Peter Nugent: ZTF and SNe Ia progenitors. Work of Abi Polin. Sub-chandra models. Recalculate models with large He shells – makes Ti and Cr at outer ejecta, inducing opacity (UV suppression). Found an object which fit models in ZTF (SN2018byg). This population of events is intrinsically redder. Rethink dust correction. Show structure in MB vs Si velocity plot (“clump” + “strip” – strip fits these sub-chandra models).

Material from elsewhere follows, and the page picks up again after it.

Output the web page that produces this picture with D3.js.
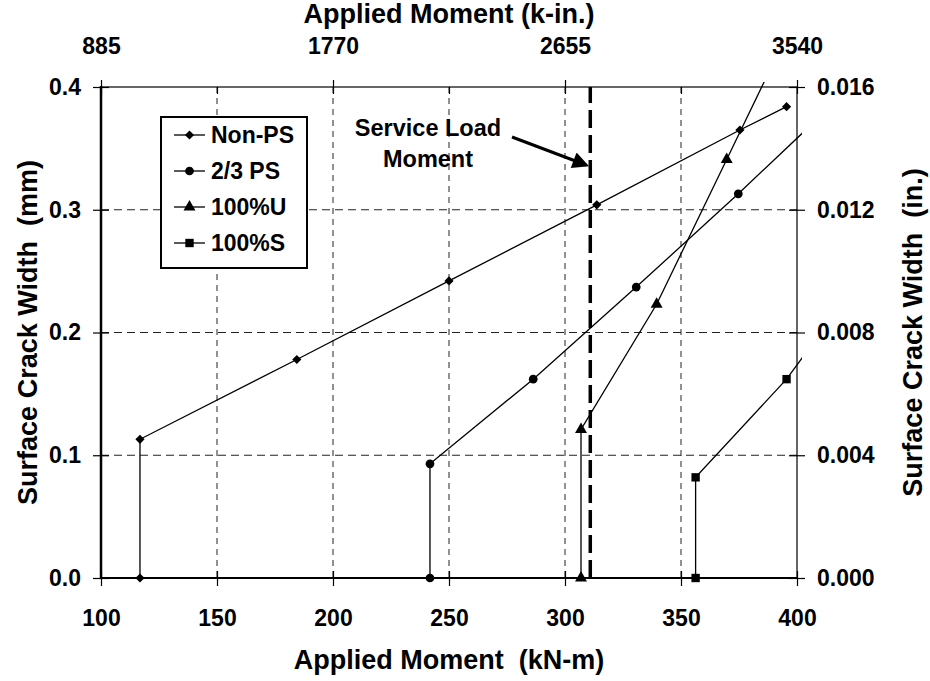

Mikael Rigault: Type Ia SN hosts work (impromptu short talk): Disentangling Ho from SN Ia cosmology. SHOEs analysis (Riess) uses Cepheids, and in contradiction (marginal) with Planck. (H=72 vs 67). “4 sigma” tension. Claim: likely systematic error. Key is host analysis – in context of progenitors – are they all the same in Elliptical/spiral galaxies (or blue/red) the same or not. With SNIFS an analysis of the local SFR environment of SNe Ia was done (Rigault 2013). New analysis (2018) shows SNe in young environments are fainter (6 sigma effect, 0.16mag). Seen in spectroscopic data from SNIFS and confirmed with photometry from SDSS and SNLS. This has impact on cosmology. Ratio of young/old is 50/50 today which means 90/10 in favor of young in past. This is the dominant error in SN Ia cosmology. What is the impact on Ho? Sure, because SNe Ia in galaxies that have Cepheids are always young since Cepheids are young stars. When correcting for this bias the Riess result moves to H=70 and the problem with Plank goes away. ZTF sample of Ia can be very important for host analysis.